Dr. Frederick Lough, director of cardiac surgery at The George Washington University, is headed to Afghanistan for a second time to help those wounded on the battlefront.
Paula Wolfson, wtop.com
WASHINGTON – He is a doctor and a soldier. And though he will deny it, there are people who consider him a hero.
Dr. Frederick Lough is director of cardiac surgery at The George Washington University Hospital. He is also a colonel in the U.S. Army Reserves Medical Corps.
At an age when many soldiers have already retired from the military, Lough is leaving his family and colleagues at the hospital behind to embark on a second three-month deployment with the reserves in Afghanistan.
He says he has an obligation to give back.
“I owe essentially all I am to my country, and to the United States Army and to George Washington University,” he says.
Lough is a graduate of West Point, and the George Washington Medical School, and he received his surgical training at Walter Reed. After a military career that lasted almost two decades, he eventually returned to the Washington area about ten years ago and joined The George Washington University Hospital staff.

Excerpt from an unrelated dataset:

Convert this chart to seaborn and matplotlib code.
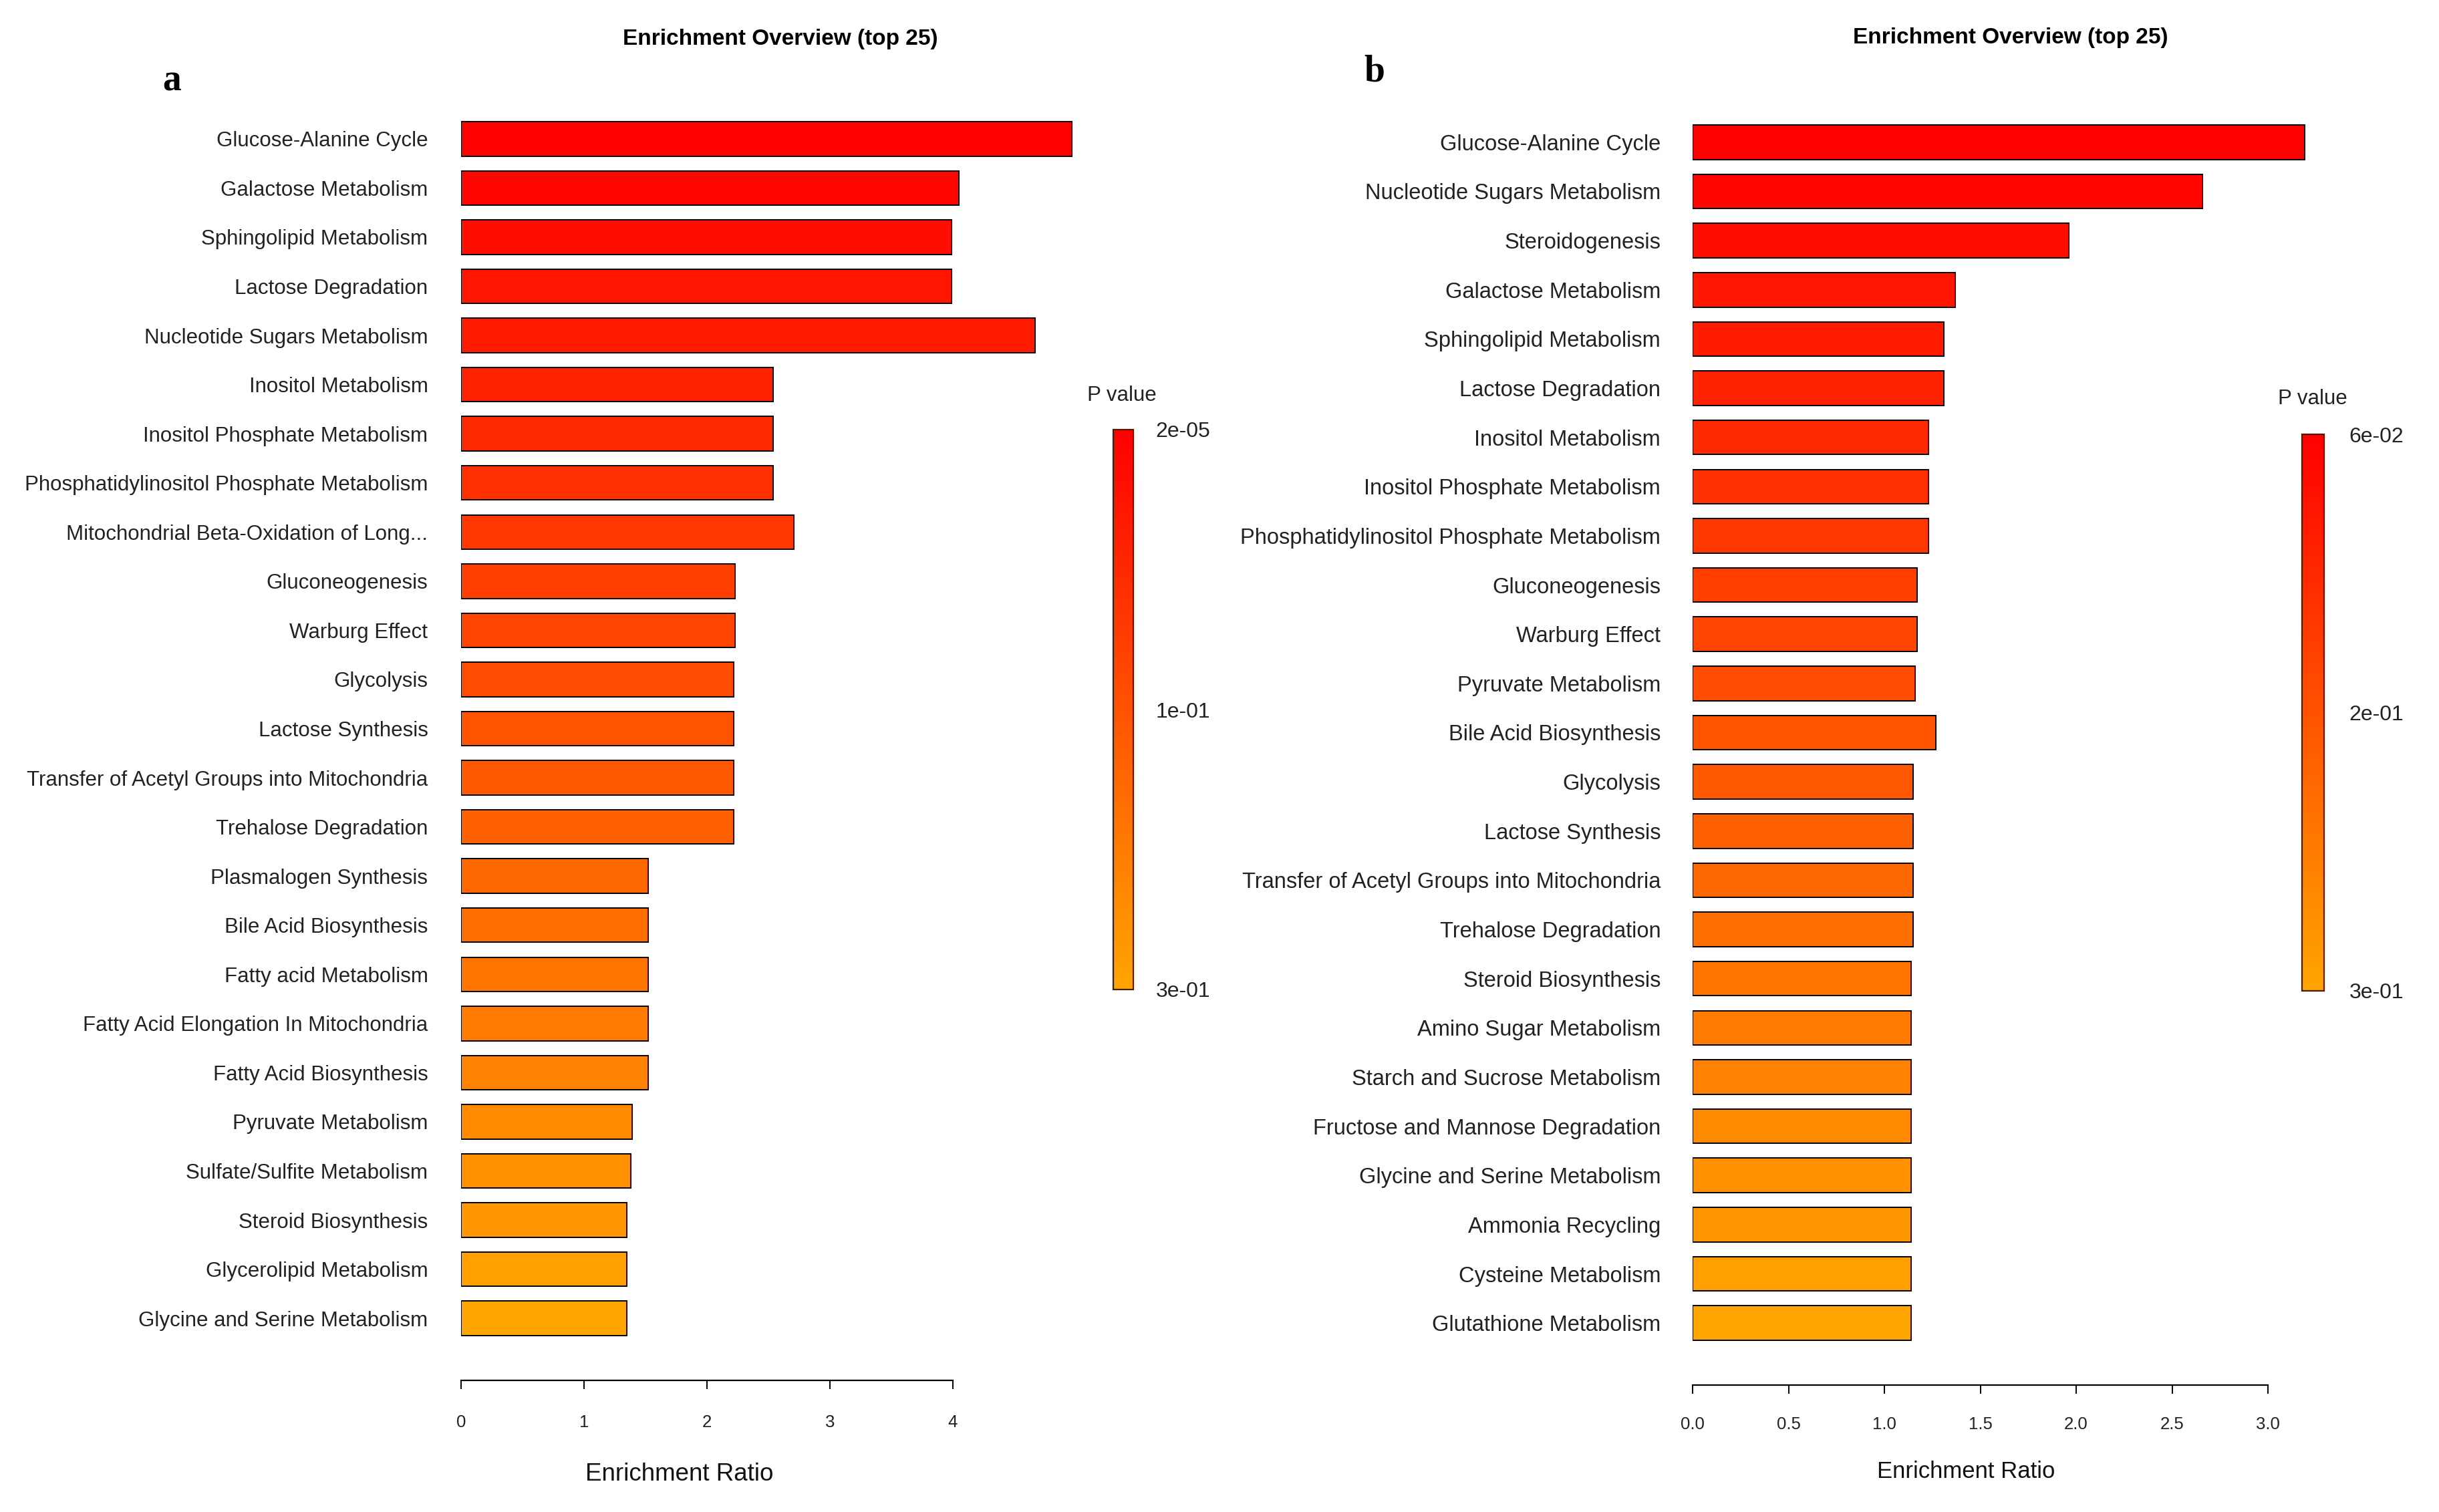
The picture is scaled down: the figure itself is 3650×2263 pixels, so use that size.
import matplotlib
matplotlib.use("Agg")
import matplotlib.pyplot as plt
import matplotlib as mpl
import numpy as np
import pandas as pd
import seaborn as sns
from matplotlib.colors import LinearSegmentedColormap, Normalize

# donnees
pathways_a = [
    "Glucose-Alanine Cycle", "Galactose Metabolism", "Sphingolipid Metabolism",
    "Lactose Degradation", "Nucleotide Sugars Metabolism", "Inositol Metabolism",
    "Inositol Phosphate Metabolism", "Phosphatidylinositol Phosphate Metabolism",
    "Mitochondrial Beta-Oxidation of Long...", "Gluconeogenesis", "Warburg Effect",
    "Glycolysis", "Lactose Synthesis", "Transfer of Acetyl Groups into Mitochondria",
    "Trehalose Degradation", "Plasmalogen Synthesis", "Bile Acid Biosynthesis",
    "Fatty acid Metabolism", "Fatty Acid Elongation In Mitochondria",
    "Fatty Acid Biosynthesis", "Pyruvate Metabolism", "Sulfate/Sulfite Metabolism",
    "Steroid Biosynthesis", "Glycerolipid Metabolism", "Glycine and Serine Metabolism",
]
ratio_a = [4.97, 4.05, 3.99, 3.99, 4.67, 2.54, 2.54, 2.54, 2.71, 2.23, 2.23, 2.22,
           2.22, 2.22, 2.22, 1.52, 1.52, 1.52, 1.52, 1.52, 1.39, 1.38, 1.35, 1.35, 1.35]

pathways_b = [
    "Glucose-Alanine Cycle", "Nucleotide Sugars Metabolism", "Steroidogenesis",
    "Galactose Metabolism", "Sphingolipid Metabolism", "Lactose Degradation",
    "Inositol Metabolism", "Inositol Phosphate Metabolism",
    "Phosphatidylinositol Phosphate Metabolism", "Gluconeogenesis", "Warburg Effect",
    "Pyruvate Metabolism", "Bile Acid Biosynthesis", "Glycolysis", "Lactose Synthesis",
    "Transfer of Acetyl Groups into Mitochondria", "Trehalose Degradation",
    "Steroid Biosynthesis", "Amino Sugar Metabolism", "Starch and Sucrose Metabolism",
    "Fructose and Mannose Degradation", "Glycine and Serine Metabolism",
    "Ammonia Recycling", "Cysteine Metabolism", "Glutathione Metabolism",
]
ratio_b = [3.19, 2.66, 1.96, 1.37, 1.31, 1.31, 1.23, 1.23, 1.23, 1.17, 1.17, 1.16,
           1.27, 1.15, 1.15, 1.15, 1.15, 1.14, 1.14, 1.14, 1.14, 1.14, 1.14, 1.14, 1.14]

xticks_a = [0, 1, 2, 3, 4]
xticks_b = [0.0, 0.5, 1.0, 1.5, 2.0, 2.5, 3.0]
pval_labels_a = ["2e-05", "1e-01", "3e-01"]
pval_labels_b = ["6e-02", "2e-01", "3e-01"]

W, H = 3650, 2263

sns.set_theme(style="white")
plt.rcParams['font.family'] = ['Liberation Sans', 'DejaVu Sans']

cmap = LinearSegmentedColormap.from_list("pv", ["#ff0000", "#ffa500"])


def px(x0, y0, x1, y1):
    # pixels -> coordonnees figure
    return [x0 / W, 1 - y1 / H, (x1 - x0) / W, (y1 - y0) / H]


def draw_panel(fig, names, ratios, xticks, xmax, ax_box, spine_out, pad_y, pad_x,
               label_size, cbar_box, cbar_pad, pval_labels, title_xy, xlabel_xy,
               xlabel_size, letter, letter_xy, pval_xy):
    ax = fig.add_axes(px(*ax_box))
    df = pd.DataFrame({"pathway": names, "ratio": ratios})
    n = len(names)
    colors = [cmap(i / (n - 1)) for i in range(n)]
    sns.barplot(data=df, x="ratio", y="pathway", hue="pathway", palette=colors,
                legend=False, width=0.7, edgecolor="black", linewidth=1.4,
                saturation=1, orient="h", ax=ax)
    ax.set_xlim(0, xmax)
    ax.set_ylim(n - 0.5, -0.5)
    ax.set_xlabel("")
    ax.set_ylabel("")
    for s in ["top", "right", "left"]:
        ax.spines[s].set_visible(False)
    ax.spines["bottom"].set_bounds(xticks[0], xticks[-1])
    ax.spines["bottom"].set_position(("outward", spine_out))
    ax.spines["bottom"].set_color("black")
    ax.spines["bottom"].set_linewidth(1.6)
    ax.set_xticks(xticks)
    ax.set_xticklabels([f"{t:g}" if isinstance(t, int) else f"{t:.1f}" for t in xticks])
    ax.tick_params(axis="x", bottom=True, length=9, width=1.4, color="black",
                   pad=pad_x, labelsize=18.5, labelcolor="#222222")
    ax.tick_params(axis="y", left=False, length=0, pad=pad_y, labelsize=label_size,
                   labelcolor="#222222")
    ax.grid(False)

    # legende de couleur (p value)
    cax = fig.add_axes(px(*cbar_box))
    cb = mpl.colorbar.ColorbarBase(cax, cmap=cmap, norm=Normalize(0, 1),
                                   orientation="vertical")
    cax.invert_yaxis()
    cb.set_ticks([0, 0.5, 1])
    cb.set_ticklabels(pval_labels)
    cb.outline.set_edgecolor("#4a1c00")
    cb.outline.set_linewidth(1.6)
    cax.tick_params(length=0, pad=cbar_pad, labelsize=23, labelcolor="#222222")

    fig.text(pval_xy[0] / W, 1 - pval_xy[1] / H, "P value", ha="center",
             va="center", fontsize=22.5, color="#222222")
    fig.text(title_xy[0] / W, 1 - title_xy[1] / H, "Enrichment Overview (top 25)",
             ha="center", va="center", fontsize=24, fontweight="bold",
             color="black")
    fig.text(xlabel_xy[0] / W, 1 - xlabel_xy[1] / H, "Enrichment Ratio",
             ha="center", va="center", fontsize=xlabel_size, color="#111111")
    fig.text(letter_xy[0] / W, 1 - letter_xy[1] / H, letter, ha="center",
             va="center", fontsize=40, fontweight="bold",
             family=['Liberation Serif', 'DejaVu Serif'], color="black")
    return ax


fig = plt.figure(figsize=(W / 100, H / 100), dpi=100)
fig.patch.set_facecolor("white")

draw_panel(fig, pathways_a, ratio_a, xticks_a, 5.05,
           (690, 171, 690 + 5.05 * 183.9, 2010), 40, 35.7, 28, 22.5,
           (1666, 643, 1696, 1481), 24, pval_labels_a,
           (1168, 59), (1017, 2206), 26.5, "a", (257, 122), (1679, 592))

draw_panel(fig, pathways_b, ratio_b, xticks_b, 3.22,
           (2533, 176, 2533 + 3.22 * 287, 2017), 40, 34.4, 25, 23.5,
           (3445, 650, 3478, 1483), 27, pval_labels_b,
           (3009, 56), (2942, 2202), 25, "b", (2057, 108), (3461, 597))

fig.savefig("out.png", dpi=100, facecolor="white")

But when the Afghan war began, he said he felt the need to serve again and signed up with the reserves. His first three-month tour of duty was at a NATO hospital in Herat, in Western Afghanistan, working with a medical team from several European countries in a facility the size of a large ranch house.
“Even though very few spoke English, everyone spoke medicine, and we were able to deliver, I thought, superb care,” he says.
This time he will be south of Kabul, in an area not far from the Pakistani border. He will serve with a forward surgical unit that will provide quick care close to the point of injury.
“Our goal would be to stabilize the patient in life-threatening situations,” he says.
Each operating tent is small but efficient — about the same dimensions as an average child’s bedroom. And while the equipment is light years from what was seen during past wars, Lough acknowledges it’s austere when compared with the G.W. emergency room. All the same he emphasizes — with a bit of military pride — that “the results are remarkable.”
Lough says his family understands why he is going back to Afghanistan. Four of his five children are West Point graduates, carrying on what has become a family tradition, and he says his wife is “extremely supportive.”
“We are aware of the sacrifices our young men and women are doing and we are happy to do what we can,” he says.
Lough says he is not overly concerned about the dangers he might personally face in the forward surgical unit.
“We are relatively safe in an unsafe place,” he says.
And, if the Army needs to call him up again, will he go? With military precision in his voice he thinks for a split second and says, “if asked…for sure.”